-- Required task --
Each line that contains the word "this" counts once; give the total for the records below and nothing else.

-- The records --
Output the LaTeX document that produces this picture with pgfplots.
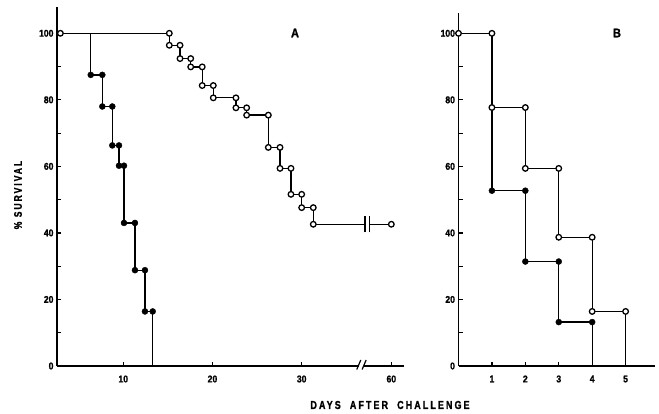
\documentclass[border=0pt]{standalone}
\usepackage{fontspec}
\setmainfont{Liberation Sans}
\newfontfamily\tickfont[FakeStretch=0.88,FakeBold=1.2]{Liberation Sans}
\newfontfamily\labfont[FakeStretch=0.78,LetterSpace=18,FakeBold=1.2]{Liberation Sans}
\usepackage{pgfplots}
\pgfplotsset{compat=1.18}
\pgfplotsset{
  panel/.style={
    scale only axis,
    axis x line=bottom, axis y line=left,
    axis line style={-, line width=1.4pt},
    tick style={line width=1.2pt, black},
    tick align=inside,
    major tick length=4pt, minor tick length=4pt,
    ymin=0,
    ytick={0,20,...,100},
    minor ytick={10,30,50,70,90},
    ticklabel style={font=\tickfont\bfseries\fontsize{9.8}{10}\selectfont},
    xticklabel style={yshift=-6pt},
    /pgf/number format/assume math mode=true,
    clip=false,
  },
  dataline/.style={black, line width=1.3pt, no marks},
  fdots/.style={only marks, mark=*, mark size=3pt, black},
  odots/.style={only marks, mark=*, mark size=2.8pt, black, mark options={fill=white, line width=1.3pt}},
}
\begin{document}
\begin{tikzpicture}
\path[use as bounding box] (0,0) rectangle (659pt,-413pt);
% Panel A
\begin{axis}[panel,
  at={(57pt,-366pt)}, anchor=south west,
  width=347pt, height=359pt,
  xmin=2.57, xmax=41.47, ymax=107.9,
  xtick={10,20,30,40.05}, xticklabels={10,20,30,60},
]
\addplot[dataline] coordinates {
(2.95,100) (6.35,100) (6.35,87.5) (7.65,87.5) (7.65,78) (8.77,78) (8.77,66.3) (9.52,66.3)
(9.52,60.2) (10.08,60.2) (10.08,43) (11.31,43) (11.31,28.8) (12.43,28.8) (12.43,16.4) (13.3,16.4) (13.3,0)};
\addplot[dataline] coordinates {
(2.95,100) (15.16,100) (15.16,96.4) (16.36,96.4) (16.36,92.4) (17.56,92.4) (17.56,89.9) (18.85,89.9)
(18.85,84.3) (20.09,84.3) (20.09,80.6) (22.63,80.6) (22.63,77.6) (23.83,77.6) (23.83,75.4) (26.26,75.4)
(26.26,65.7) (27.57,65.7) (27.57,59.4) (28.80,59.4) (28.80,51.6) (30.0,51.6) (30.0,47.6) (31.30,47.6)
(31.30,42.6) (40.05,42.6)};
\addplot[fdots] coordinates {
(6.35,87.5) (7.65,87.5) (7.65,78) (8.77,78) (8.77,66.3) (9.52,66.3)
(9.52,60.2) (10.08,60.2) (10.08,43) (11.31,43) (11.31,28.8) (12.43,28.8) (12.43,16.4) (13.3,16.4)};
\addplot[odots] coordinates {
(2.95,100) (15.16,100) (15.16,96.4) (16.36,96.4) (16.36,92.4) (17.56,92.4) (17.56,89.9) (18.85,89.9)
(18.85,84.3) (20.09,84.3) (20.09,80.6) (22.63,80.6) (22.63,77.6) (23.83,77.6) (23.83,75.4) (26.26,75.4)
(26.26,65.7) (27.57,65.7) (27.57,59.4) (28.80,59.4) (28.80,51.6) (30.0,51.6) (30.0,47.6) (31.30,47.6)
(31.30,42.6) (40.05,42.6)};
% break marks
\fill[white] (axis cs:37.1,40.5) rectangle (axis cs:37.6,44.7);
\draw[line width=1.2pt] (axis cs:37.1,40.2) -- (axis cs:37.1,45.0);
\draw[line width=1.2pt] (axis cs:37.6,40.2) -- (axis cs:37.6,45.0);
\fill[white] ([yshift=-1pt]axis cs:36.4,0) rectangle ([yshift=1pt]axis cs:37.0,0);
\draw[line width=1.2pt] ([xshift=-2pt,yshift=-3.5pt]axis cs:36.4,0) -- ([xshift=2pt,yshift=6pt]axis cs:36.4,0);
\draw[line width=1.2pt] ([xshift=-2pt,yshift=-3.5pt]axis cs:37.0,0) -- ([xshift=2pt,yshift=6pt]axis cs:37.0,0);
\end{axis}
% Panel B
\begin{axis}[panel,
  at={(458.5pt,-366pt)}, anchor=south west,
  width=196.5pt, height=353.3pt,
  xmin=0, xmax=5.88, ymax=106.2,
  xtick={1,2,3,4,5},
]
\addplot[dataline] coordinates {
(1,100) (1,52.7) (2,52.7) (2,31.4) (3,31.4) (3,13.2) (4,13.2) (4,0)};
\addplot[dataline] coordinates {
(0,100) (1,100) (1,77.7) (2,77.7) (2,59.4) (3,59.4) (3,38.7) (4,38.7) (4,16.4) (5,16.4) (5,0)};
\addplot[fdots] coordinates {
(1,52.7) (2,52.7) (2,31.4) (3,31.4) (3,13.2) (4,13.2)};
\addplot[odots] coordinates {
(0,100) (1,100) (1,77.7) (2,77.7) (2,59.4) (3,59.4) (3,38.7) (4,38.7) (4,16.4) (5,16.4)};
\end{axis}
% labels
\node[rotate=90, font=\labfont\bfseries\fontsize{11}{12}\selectfont] at (18pt,-195pt) {\%\ SURVIVAL};
\node[font=\labfont\bfseries\fontsize{11.5}{12}\selectfont] at (390pt,-405pt) {DAYS\ \ AFTER\ \ CHALLENGE};
\node[font=\tickfont\bfseries\fontsize{12.5}{13}\selectfont] at (295pt,-33pt) {A};
\node[font=\tickfont\bfseries\fontsize{12.5}{13}\selectfont] at (617pt,-33pt) {B};
\end{tikzpicture}
\end{document}
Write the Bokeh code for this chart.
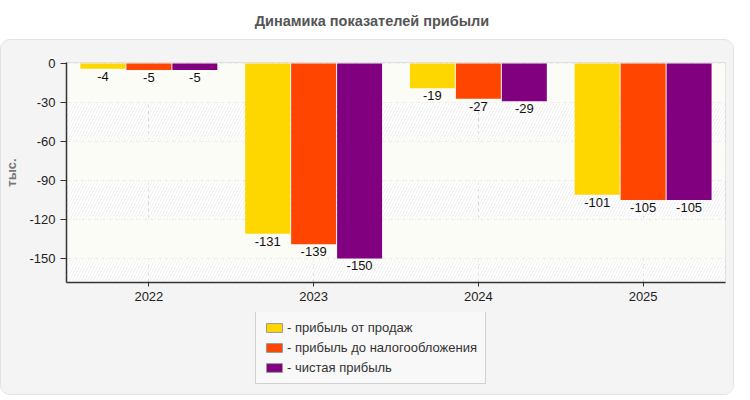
from bokeh.plotting import figure
from bokeh.models import (ColumnDataSource, FactorRange, FixedTicker, Legend, LegendItem,
                          Div, Range1d)
from bokeh.core.properties import value
from bokeh.transform import dodge
from bokeh.layouts import column
from bokeh.embed import file_html
from bokeh.resources import INLINE

years = ["2022", "2023", "2024", "2025"]
sales_profit = [-4, -131, -19, -101]
pretax_profit = [-5, -139, -27, -105]
net_profit = [-5, -150, -29, -105]
series_names = ["- прибыль от продаж", "- прибыль до налогообложения", "- чистая прибыль"]
colors = ["#FFD700", "#FF4500", "#800080"]
y_ticks = [0, -30, -60, -90, -120, -150]

FONT = "Liberation Sans"
PANEL = "#f4f4f4"

src = ColumnDataSource(dict(
    year=years,
    s1=sales_profit, s2=pretax_profit, s3=net_profit,
    l1=[str(v) for v in sales_profit],
    l2=[str(v) for v in pretax_profit],
    l3=[str(v) for v in net_profit],
))

title = Div(text="Динамика показателей прибыли", width=734, height=29,
            styles={"font-family": FONT, "font-size": "14.5px", "font-weight": "bold",
                    "color": "#555", "text-align": "center", "width": "734px",
                    "padding-top": "6px"})

p = figure(x_range=FactorRange(factors=years, range_padding=0),
           y_range=Range1d(-168.5, 0.8),
           width=732, height=272, output_backend="svg", toolbar_location=None,
           min_border_left=62, min_border_right=8, min_border_top=22, min_border_bottom=30)
p.border_fill_color = PANEL
p.background_fill_color = "#ffffff"
p.outline_line_color = "#dddddd"

# hatched background and alternating light bands
p.quad(left=[0], right=[4], bottom=[-200], top=[10], fill_color=None, line_color=None,
       hatch_pattern="/", hatch_color="#f0f0f0", hatch_scale=6, hatch_weight=1)
band_tops = y_ticks[0::2]
p.quad(left=[0] * len(band_tops), right=[4] * len(band_tops),
       top=band_tops, bottom=[t - 30 for t in band_tops],
       fill_color="#fcfcf6", line_color=None)

for i, (col, lab) in enumerate([("s1", "l1"), ("s2", "l2"), ("s3", "l3")]):
    off = (i - 1) * 0.279
    p.vbar(x=dodge("year", off, range=p.x_range), top=col, bottom=0, width=0.273,
           source=src, fill_color=colors[i], line_color=None)
    p.text(x=dodge("year", off, range=p.x_range), y=col, text=lab, source=src,
           text_align="center", text_baseline="top", y_offset=3,
           text_font=value(FONT), text_font_size="13px", text_color="#111111")

p.xgrid.grid_line_color = "#d8d8d8"
p.xgrid.grid_line_dash = "4 3"
p.ygrid.grid_line_color = "#d8d8d8"
p.ygrid.grid_line_dash = "4 3"

p.yaxis.ticker = FixedTicker(ticks=y_ticks)
p.yaxis.major_label_overrides = {t: str(t) for t in y_ticks}
p.yaxis.axis_label = "тыс."
p.yaxis.axis_label_text_font = FONT
p.yaxis.axis_label_text_font_size = "13px"
p.yaxis.axis_label_text_font_style = "bold"
p.yaxis.axis_label_text_color = "#777777"
p.yaxis.axis_label_standoff = 7
p.yaxis.major_tick_out = 6
p.yaxis.major_tick_in = 0
p.yaxis.minor_tick_line_color = None

for ax in (p.xaxis, p.yaxis):
    ax.axis_line_color = "#333333"
    ax.axis_line_width = 1.5
    ax.major_tick_line_color = "#333333"
    ax.major_label_text_font = FONT
    ax.major_label_text_font_size = "13px"
    ax.major_label_text_color = "#222222"
p.xaxis.major_tick_out = 4
p.xaxis.major_tick_in = 0
p.xaxis.major_label_standoff = 5

# legend lives in its own small figure under the chart, inside the same grey panel
lf = figure(width=732, height=82, x_range=Range1d(0, 1), y_range=Range1d(0, 1),
            output_backend="svg", toolbar_location=None,
            min_border=0, min_border_left=0, min_border_right=0,
            min_border_top=0, min_border_bottom=0)
lf.axis.visible = False
lf.grid.visible = False
lf.outline_line_color = None
lf.background_fill_color = PANEL
lf.border_fill_color = PANEL
# swatch renderers sit far outside the visible range; only their legend glyphs show
offscreen = ColumnDataSource(dict(x=[-10], top=[-10], bottom=[-20]))
swatches = [lf.vbar(x="x", top="top", bottom="bottom", width=0.1, source=offscreen,
                    fill_color=c, line_color="#999999") for c in colors]

legend = Legend(items=[LegendItem(label=series_names[i], renderers=[swatches[i]]) for i in range(3)],
                location=(189, 10), orientation="vertical")
legend.background_fill_color = "#f8f8f8"
legend.background_fill_alpha = 1
legend.border_line_color = "#aaaaaa"
legend.label_text_font = FONT
legend.label_text_font_size = "13px"
legend.label_text_color = "#333333"
legend.glyph_width = 20
legend.glyph_height = 11
legend.label_height = 13
legend.spacing = 5
legend.padding = 8
legend.margin = 0
legend.label_standoff = 3
lf.add_layout(legend, "center")

panel = column(p, lf, spacing=0,
               styles={"background-color": PANEL, "border": "1px solid #e2e2e2",
                       "border-radius": "10px", "overflow": "hidden"})
layout = column(title, panel, spacing=0)
open("out.html", "w").write(file_html(layout, INLINE))
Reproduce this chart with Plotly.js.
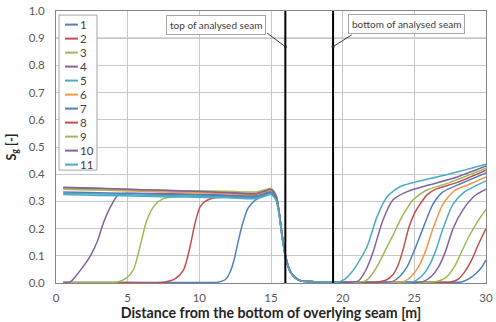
<!DOCTYPE html>
<html>
<head>
<meta charset="utf-8">
<script src="https://cdn.plot.ly/plotly-3.0.1.min.js"></script>
<style>html,body{margin:0;padding:0;background:#fff;}#chart{width:496px;height:322px;}</style>
</head>
<body>
<div id="chart"></div>
<script>
// ---- data ----
const seriesNames = ['1','2','3','4','5','6','7','8','9','10','11'];
const seriesColors = ['#4F81BD','#C0504D','#9BBB59','#8064A2','#4BACC6','#F79646','#4F81BD','#C0504D','#9BBB59','#8064A2','#4BACC6'];

const x1 = [0.5,5,10,11.3,11.8,12.1,12.4,12.7,13.0,13.4,13.9,14.4,14.8,15.1,15.35,15.55,15.8,16.05,16.35,16.7,17.1,18,19,20,22,24,26,27.5,28.3,28.8,29.3,29.7,30];
const y1 = [0.002,0.002,0.002,0.003,0.012,0.035,0.08,0.15,0.215,0.275,0.305,0.318,0.33,0.335,0.31,0.26,0.16,0.085,0.04,0.018,0.007,0.005,0.004,0.003,0.003,0.003,0.003,0.003,0.004,0.015,0.035,0.058,0.085];

const x2 = [0.5,4,7.5,8.3,8.9,9.35,9.7,10.05,10.4,10.8,11.5,13,14.3,14.8,15.1,15.35,15.55,15.8,16.05,16.35,16.7,17.1,18,19,20,23,26,27.5,28.0,28.5,29.0,29.5,30];
const y2 = [0.002,0.002,0.003,0.015,0.048,0.133,0.22,0.28,0.3,0.31,0.315,0.317,0.322,0.335,0.34,0.315,0.265,0.165,0.09,0.042,0.02,0.008,0.005,0.004,0.003,0.003,0.003,0.004,0.012,0.04,0.085,0.145,0.2];

const x3 = [0.5,3,4.3,4.9,5.4,5.86,6.33,6.9,7.5,8.5,11,14,14.6,15.0,15.35,15.55,15.8,16.05,16.35,16.7,17.1,18,19,20,23,25.5,26.5,27.2,27.8,28.3,28.8,29.4,30];
const y3 = [0.002,0.002,0.004,0.018,0.048,0.133,0.23,0.287,0.31,0.318,0.32,0.322,0.332,0.338,0.315,0.265,0.165,0.09,0.042,0.02,0.008,0.005,0.004,0.003,0.003,0.003,0.005,0.02,0.06,0.115,0.17,0.225,0.27];

const x4 = [0.5,1.0,1.6,2.4,2.9,3.3,3.8,4.35,5,8,11,14,14.6,15.0,15.35,15.55,15.8,16.05,16.35,16.7,17.1,18,19,20,23,24.8,25.6,26.2,26.7,27.2,27.7,28.4,29.2,30];
const y4 = [0.002,0.004,0.04,0.1,0.155,0.22,0.28,0.325,0.33,0.328,0.325,0.322,0.332,0.338,0.315,0.265,0.165,0.09,0.042,0.02,0.008,0.005,0.004,0.003,0.003,0.003,0.005,0.025,0.06,0.12,0.2,0.27,0.32,0.345];

const x5 = [0.5,3,6,9,12,14,14.6,15.0,15.35,15.55,15.8,16.05,16.35,16.7,17.1,18,19,20,23,24.2,25.0,25.6,26.0,26.5,27.0,27.7,28.5,29.2,30];
const y5 = [0.33,0.327,0.323,0.32,0.317,0.315,0.325,0.33,0.31,0.26,0.16,0.085,0.04,0.018,0.007,0.005,0.004,0.003,0.003,0.003,0.006,0.03,0.06,0.12,0.2,0.29,0.335,0.355,0.375];

const x6 = [0.5,3,6,9,12,14,14.6,15.0,15.35,15.55,15.8,16.05,16.35,16.7,17.1,18,19,20,23.5,24.3,24.8,25.3,25.8,26.3,27.0,27.8,28.8,30];
const y6 = [0.345,0.342,0.337,0.333,0.328,0.325,0.335,0.34,0.318,0.265,0.165,0.09,0.042,0.02,0.008,0.005,0.004,0.003,0.003,0.006,0.025,0.06,0.12,0.2,0.29,0.34,0.362,0.39];

const x7 = [0.5,3,6,9,12,14,14.6,15.0,15.35,15.55,15.8,16.05,16.35,16.7,17.1,18,19,20,22.7,23.5,24.0,24.5,25.0,25.6,26.3,27.0,28,30];
const y7 = [0.335,0.332,0.328,0.325,0.321,0.318,0.328,0.333,0.312,0.262,0.162,0.087,0.041,0.019,0.007,0.005,0.004,0.003,0.003,0.006,0.025,0.06,0.12,0.2,0.29,0.335,0.36,0.405];

const x8 = [0.5,3,6,9,12,14,14.6,15.0,15.35,15.55,15.8,16.05,16.35,16.7,17.1,18,19,20,22.3,23.0,23.5,23.9,24.2,24.6,25.0,25.4,25.9,26.5,28,30];
const y8 = [0.35,0.347,0.343,0.338,0.334,0.33,0.34,0.346,0.322,0.27,0.17,0.092,0.043,0.02,0.008,0.005,0.004,0.003,0.003,0.01,0.03,0.07,0.12,0.2,0.255,0.29,0.325,0.345,0.37,0.415];

const x9 = [0.5,3,6,9,12,14,14.6,15.0,15.35,15.55,15.8,16.05,16.35,16.7,17.1,18,19,20,21.0,21.6,22.1,22.5,23.1,23.6,24.0,24.5,24.9,25.8,27.5,30];
const y9 = [0.345,0.343,0.341,0.339,0.337,0.335,0.343,0.348,0.322,0.268,0.168,0.09,0.042,0.02,0.008,0.005,0.004,0.003,0.003,0.008,0.035,0.07,0.133,0.185,0.23,0.275,0.305,0.34,0.37,0.422];

const x10 = [0.5,3,6,9,12,14,14.6,15.0,15.35,15.55,15.8,16.05,16.35,16.7,17.1,18,19,20.5,21.1,21.6,22.1,22.8,23.5,24.5,26,28,30];
const y10 = [0.352,0.348,0.343,0.338,0.332,0.328,0.338,0.344,0.32,0.268,0.168,0.09,0.042,0.02,0.008,0.005,0.004,0.003,0.008,0.045,0.11,0.23,0.305,0.336,0.36,0.39,0.43];

const x11 = [0.5,3,6,9,12,14,14.6,15.0,15.35,15.55,15.8,16.05,16.35,16.7,17.1,18,19,19.6,20.1,20.75,21.2,21.7,22.4,23.1,24.0,25,27,30];
const y11 = [0.325,0.322,0.319,0.316,0.313,0.31,0.32,0.325,0.305,0.255,0.158,0.084,0.04,0.018,0.007,0.005,0.004,0.003,0.012,0.048,0.085,0.133,0.244,0.317,0.354,0.37,0.395,0.437];

const seriesX = [x1,x2,x3,x4,x5,x6,x7,x8,x9,x10,x11];
const seriesY = [y1,y2,y3,y4,y5,y6,y7,y8,y9,y10,y11];

const seamTop = 16.0;
const seamBottom = 19.33;
const xTicks = [0,5,10,15,20,25,30];
const yTicks = [0,0.1,0.2,0.3,0.4,0.5,0.6,0.7,0.8,0.9,1.0];

// ---- traces ----
const FONT = 'Lato, "Liberation Sans", sans-serif';
const traces = seriesNames.map((n,i) => ({
  type:'scatter', mode:'lines', name:n,
  x: seriesX[i], y: seriesY[i],
  line:{color: seriesColors[i], width:1.5, shape:'spline', smoothing:0.7},
  showlegend:false, hoverinfo:'skip'
}));

// manual compact legend
const shapes = [];
const annotations = [];
const lgX0 = 0.007, lgX1 = 0.0953, lgY0 = 0.415, lgY1 = 0.985;
shapes.push({type:'rect', xref:'paper', yref:'paper', x0:lgX0, x1:lgX1, y0:lgY0, y1:lgY1,
  line:{color:'#a6a6a6', width:1}, fillcolor:'#ffffff', layer:'above'});
seriesNames.forEach((n,i) => {
  const yy = 0.95 - i * (14/272);
  shapes.push({type:'line', xref:'paper', yref:'paper', x0:0.021, x1:0.051, y0:yy, y1:yy,
    line:{color: seriesColors[i], width:2}, layer:'above'});
  annotations.push({xref:'paper', yref:'paper', x:0.052, y:yy, xanchor:'left', yanchor:'middle',
    text:n, showarrow:false, font:{family:FONT, size:11.5, color:'#404040'}});
});

// seam lines
[seamTop, seamBottom].forEach(v => shapes.push({type:'line', xref:'x', yref:'y', x0:v, x1:v, y0:0, y1:1,
  line:{color:'#000000', width:2}, layer:'above'}));
// darker 0.9 line
shapes.push({type:'line', xref:'paper', yref:'y', x0:0, x1:1, y0:0.9, y1:0.9, line:{color:'#7f7f7f', width:1}, layer:'below'});

// callout leader lines and dots
const leaders = [
  {x0:14.72, y0:0.919, x1:seamTop, y1:0.869},
  {x0:20.63, y0:0.912, x1:seamBottom, y1:0.869}
];
leaders.forEach(l => {
  shapes.push({type:'line', xref:'x', yref:'y', x0:l.x0, y0:l.y0, x1:l.x1, y1:l.y1, line:{color:'#404040', width:1}, layer:'above'});
  shapes.push({type:'circle', xref:'x', yref:'y', xsizemode:'pixel', ysizemode:'pixel', xanchor:l.x1, yanchor:l.y1,
    x0:-1.5, x1:1.5, y0:-1.5, y1:1.5, fillcolor:'#202020', line:{width:0}, layer:'above'});
});

// seam labels
annotations.push({x:11.17, y:0.95, xref:'x', yref:'y', text:'top of analysed seam', showarrow:false,
  font:{family:FONT, size:10, color:'#404040'}, bgcolor:'#ffffff', bordercolor:'#a6a6a6', borderwidth:1, borderpad:3});
annotations.push({x:24.42, y:0.952, xref:'x', yref:'y', text:'bottom of analysed seam', showarrow:false,
  font:{family:FONT, size:10, color:'#404040'}, bgcolor:'#ffffff', bordercolor:'#a6a6a6', borderwidth:1, borderpad:3});

const layout = {
  width:496, height:322,
  margin:{l:56, r:10, t:11, b:39, pad:0},
  paper_bgcolor:'#ffffff', plot_bgcolor:'#ffffff',
  font:{family:FONT, size:11, color:'#595959'},
  showlegend:false,
  xaxis:{range:[0,30], tickvals:xTicks, ticktext:xTicks.map(String), showgrid:true, gridcolor:'#c8c8c8', gridwidth:1,
    zeroline:false, showline:true, linecolor:'#868686', linewidth:1, mirror:true, ticks:'outside', ticklen:4, tickcolor:'rgba(0,0,0,0)',
    tickfont:{family:FONT, size:11.5, color:'#595959'},
    title:{text:'<b>Distance from the bottom of overlying seam [m]</b>', font:{family:FONT, size:14.2, color:'#262626'}, standoff:1}},
  yaxis:{range:[0,1], tickvals:yTicks, ticktext:yTicks.map(v=>v.toFixed(1)), showgrid:true, gridcolor:'#c8c8c8', gridwidth:1,
    zeroline:false, showline:true, linecolor:'#868686', linewidth:1, mirror:true, ticks:'outside', ticklen:8, tickcolor:'rgba(0,0,0,0)',
    tickfont:{family:FONT, size:11.5, color:'#595959'},
    title:{text:'<b>S<sub>g</sub> [-]</b>', font:{family:FONT, size:12.5, color:'#262626'}, standoff:9}},
  shapes:shapes,
  annotations:annotations
};

Plotly.newPlot('chart', traces, layout, {displayModeBar:false, staticPlot:true});
</script>
</body>
</html>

-- Written response --
3